The "bioeffect assessment index" (BAI). A concept for the quantification of effects of marine pollution by an integrated biomarker approach.

The "bioeffect assessment index" (BAI) is based on the integration of several pathological endpoints measured in the liver of European flounder (Platichthys flesus (L.)) during a long term study of biological effects of pollution in the German Bight. The BAI represents a modification of the "health assessment index" since it includes solely validated biomarkers reflecting toxically induced alterations at different levels of biological organisation in order to quantify the effects of environmental pollution. The concept of the BAI is based on the observation of progressive deleterious effects from early responses to late effects. Specific "key events" were detected, representing progressive stages of functional deterioration. The biomarkers selected from a whole battery of cellular markers for the BAI calculation reflect deleterious effects of various classes of contaminants such as heavy metals, organochlorines, pesticides, PAHs, and therefore reflect general toxicity in an integrative manner. Selected biomarkers were: lysosomal perturbations (reduced membrane stability), storage disorders (lipid accumulation) as early markers for toxic effects of liver cells, and the size of macrophage aggregates and their acid phosphatase activity. The latter two markers are indicative for the modulation of non-specific immune response which represents longer time scale responses after chronic exposure.

Disorder and recovery of environmental health monitored by means of lysosomal stability in liver of European flounder (Platichthys flesus L.).

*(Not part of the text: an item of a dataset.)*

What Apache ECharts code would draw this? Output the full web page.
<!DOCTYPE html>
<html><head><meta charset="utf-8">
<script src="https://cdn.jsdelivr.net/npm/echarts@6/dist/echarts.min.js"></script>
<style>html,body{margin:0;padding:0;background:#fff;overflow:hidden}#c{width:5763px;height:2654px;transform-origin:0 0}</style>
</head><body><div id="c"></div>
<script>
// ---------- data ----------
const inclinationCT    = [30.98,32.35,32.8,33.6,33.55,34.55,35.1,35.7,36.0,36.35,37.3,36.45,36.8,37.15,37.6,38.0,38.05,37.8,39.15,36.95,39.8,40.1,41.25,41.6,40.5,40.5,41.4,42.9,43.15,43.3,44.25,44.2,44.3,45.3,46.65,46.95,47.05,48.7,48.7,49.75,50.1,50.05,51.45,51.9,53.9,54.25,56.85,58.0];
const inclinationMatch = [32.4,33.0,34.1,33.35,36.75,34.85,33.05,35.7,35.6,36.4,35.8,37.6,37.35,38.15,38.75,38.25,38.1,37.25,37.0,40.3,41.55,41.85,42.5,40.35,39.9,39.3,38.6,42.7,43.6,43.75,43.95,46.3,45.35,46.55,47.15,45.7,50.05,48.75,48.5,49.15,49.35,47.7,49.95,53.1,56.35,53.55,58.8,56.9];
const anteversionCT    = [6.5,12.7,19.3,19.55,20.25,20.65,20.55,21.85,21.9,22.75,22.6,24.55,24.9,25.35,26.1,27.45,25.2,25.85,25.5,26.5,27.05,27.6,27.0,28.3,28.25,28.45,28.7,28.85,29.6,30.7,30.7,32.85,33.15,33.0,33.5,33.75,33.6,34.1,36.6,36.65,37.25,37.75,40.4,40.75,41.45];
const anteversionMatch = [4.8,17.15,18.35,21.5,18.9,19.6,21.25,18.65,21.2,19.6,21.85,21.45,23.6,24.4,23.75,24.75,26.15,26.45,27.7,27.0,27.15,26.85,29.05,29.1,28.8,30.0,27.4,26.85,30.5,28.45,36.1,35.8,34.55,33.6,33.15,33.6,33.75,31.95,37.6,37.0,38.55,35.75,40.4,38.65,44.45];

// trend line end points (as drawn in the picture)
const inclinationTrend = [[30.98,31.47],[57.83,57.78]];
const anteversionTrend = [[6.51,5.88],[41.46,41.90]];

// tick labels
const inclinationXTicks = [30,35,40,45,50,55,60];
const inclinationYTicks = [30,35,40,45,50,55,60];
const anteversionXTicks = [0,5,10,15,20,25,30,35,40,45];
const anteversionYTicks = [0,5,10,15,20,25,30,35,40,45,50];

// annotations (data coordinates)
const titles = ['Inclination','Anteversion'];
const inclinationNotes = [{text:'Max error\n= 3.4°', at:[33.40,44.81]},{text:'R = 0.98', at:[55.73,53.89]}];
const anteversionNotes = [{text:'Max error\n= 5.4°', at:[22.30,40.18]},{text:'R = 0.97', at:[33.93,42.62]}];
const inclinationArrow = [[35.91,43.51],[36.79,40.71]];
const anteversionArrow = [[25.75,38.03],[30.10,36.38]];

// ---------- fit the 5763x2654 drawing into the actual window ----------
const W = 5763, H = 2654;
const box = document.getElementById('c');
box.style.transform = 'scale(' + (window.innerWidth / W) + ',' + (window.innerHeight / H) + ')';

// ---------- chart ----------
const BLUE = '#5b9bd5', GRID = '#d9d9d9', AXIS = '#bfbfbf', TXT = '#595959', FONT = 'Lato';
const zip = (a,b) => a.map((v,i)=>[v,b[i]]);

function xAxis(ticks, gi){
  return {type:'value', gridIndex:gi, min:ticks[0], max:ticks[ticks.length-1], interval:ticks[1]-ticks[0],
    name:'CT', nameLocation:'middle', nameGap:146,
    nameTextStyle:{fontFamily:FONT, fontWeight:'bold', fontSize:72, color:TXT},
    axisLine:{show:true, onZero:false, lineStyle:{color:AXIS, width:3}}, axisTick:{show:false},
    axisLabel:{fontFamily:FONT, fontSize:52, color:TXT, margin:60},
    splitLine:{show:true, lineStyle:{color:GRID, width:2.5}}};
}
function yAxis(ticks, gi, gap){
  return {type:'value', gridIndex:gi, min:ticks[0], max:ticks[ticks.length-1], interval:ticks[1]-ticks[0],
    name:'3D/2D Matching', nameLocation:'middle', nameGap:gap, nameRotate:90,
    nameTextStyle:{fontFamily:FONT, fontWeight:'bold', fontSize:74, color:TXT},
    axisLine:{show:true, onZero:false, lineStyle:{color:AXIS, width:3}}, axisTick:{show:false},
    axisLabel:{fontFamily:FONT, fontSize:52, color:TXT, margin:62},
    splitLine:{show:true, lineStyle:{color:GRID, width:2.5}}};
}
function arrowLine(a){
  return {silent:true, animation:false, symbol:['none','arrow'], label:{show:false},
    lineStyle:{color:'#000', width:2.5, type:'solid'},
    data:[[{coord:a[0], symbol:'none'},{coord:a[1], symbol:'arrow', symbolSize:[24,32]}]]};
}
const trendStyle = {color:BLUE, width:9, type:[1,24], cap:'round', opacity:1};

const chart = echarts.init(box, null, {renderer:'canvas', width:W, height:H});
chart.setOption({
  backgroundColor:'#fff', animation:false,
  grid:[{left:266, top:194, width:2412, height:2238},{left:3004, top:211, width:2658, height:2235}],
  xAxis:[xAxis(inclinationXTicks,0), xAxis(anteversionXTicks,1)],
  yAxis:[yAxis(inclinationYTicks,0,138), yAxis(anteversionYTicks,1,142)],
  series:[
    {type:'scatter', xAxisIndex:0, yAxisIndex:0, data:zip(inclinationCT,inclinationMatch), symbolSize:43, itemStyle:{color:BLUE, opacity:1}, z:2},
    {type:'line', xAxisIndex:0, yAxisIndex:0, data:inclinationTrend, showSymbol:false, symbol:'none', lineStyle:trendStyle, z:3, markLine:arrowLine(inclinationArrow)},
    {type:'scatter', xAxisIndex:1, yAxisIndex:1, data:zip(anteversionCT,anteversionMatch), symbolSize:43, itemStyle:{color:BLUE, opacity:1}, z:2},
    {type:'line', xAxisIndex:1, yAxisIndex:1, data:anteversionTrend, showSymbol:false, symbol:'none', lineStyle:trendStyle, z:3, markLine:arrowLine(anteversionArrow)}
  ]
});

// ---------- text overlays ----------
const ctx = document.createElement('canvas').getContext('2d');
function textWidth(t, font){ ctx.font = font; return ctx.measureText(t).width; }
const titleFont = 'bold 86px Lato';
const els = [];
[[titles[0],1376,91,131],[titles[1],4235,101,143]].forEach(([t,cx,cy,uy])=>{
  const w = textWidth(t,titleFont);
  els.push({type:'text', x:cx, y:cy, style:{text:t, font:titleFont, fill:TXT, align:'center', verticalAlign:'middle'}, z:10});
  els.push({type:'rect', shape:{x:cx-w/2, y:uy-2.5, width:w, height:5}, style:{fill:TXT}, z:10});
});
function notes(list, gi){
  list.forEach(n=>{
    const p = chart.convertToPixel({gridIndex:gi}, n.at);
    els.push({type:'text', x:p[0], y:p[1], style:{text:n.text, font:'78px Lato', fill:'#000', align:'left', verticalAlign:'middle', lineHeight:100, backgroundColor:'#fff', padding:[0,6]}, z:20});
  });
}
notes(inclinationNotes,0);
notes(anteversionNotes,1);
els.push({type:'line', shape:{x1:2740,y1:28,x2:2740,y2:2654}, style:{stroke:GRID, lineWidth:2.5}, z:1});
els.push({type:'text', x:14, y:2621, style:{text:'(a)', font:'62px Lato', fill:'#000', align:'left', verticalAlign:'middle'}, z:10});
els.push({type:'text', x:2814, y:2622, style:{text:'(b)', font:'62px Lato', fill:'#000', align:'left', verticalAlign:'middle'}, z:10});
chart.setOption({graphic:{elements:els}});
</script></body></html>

From 1995 to 2000 biological effects were studied in liver of flounder (Platichtysflesus L.) from the German Bight. During the study period deleterious consequences of acute discharges of DDT and PCBs in early spring 1996 and after 1998 due to remobilization of contaminants from riverbed deepening of the River Elbe became evident. As core biomarker which reflects toxically induced liver pathologies and integrates effects of various classes of pollutants we measured the integrity of lysosomal membranes in individual flounder liver. During the study period, twice statistically significant disturbances of lysosomal function was detected in fish from the River Elbe: in summer 1996 and in spring 1999. Yet, the detrimental contaminant effects were not only restricted to individuals from the Elbe but expanded to those flounder inhabiting formerly less polluted reference areas. In contrast to flounder of the Elbe, their ability to recover from the lysosomal disorders were limited. While in autumn 2000 Elbe individuals showed clear signs of recovery, those fish caught in areas more distant to the source of toxicant input still maintained significantly decreased lysosomal membrane integrity. It can be speculated that fish populations which are not continuously exposed to chronic anthropogenic stress may have a lower potential or need a longer period to recover from the effects of pollution.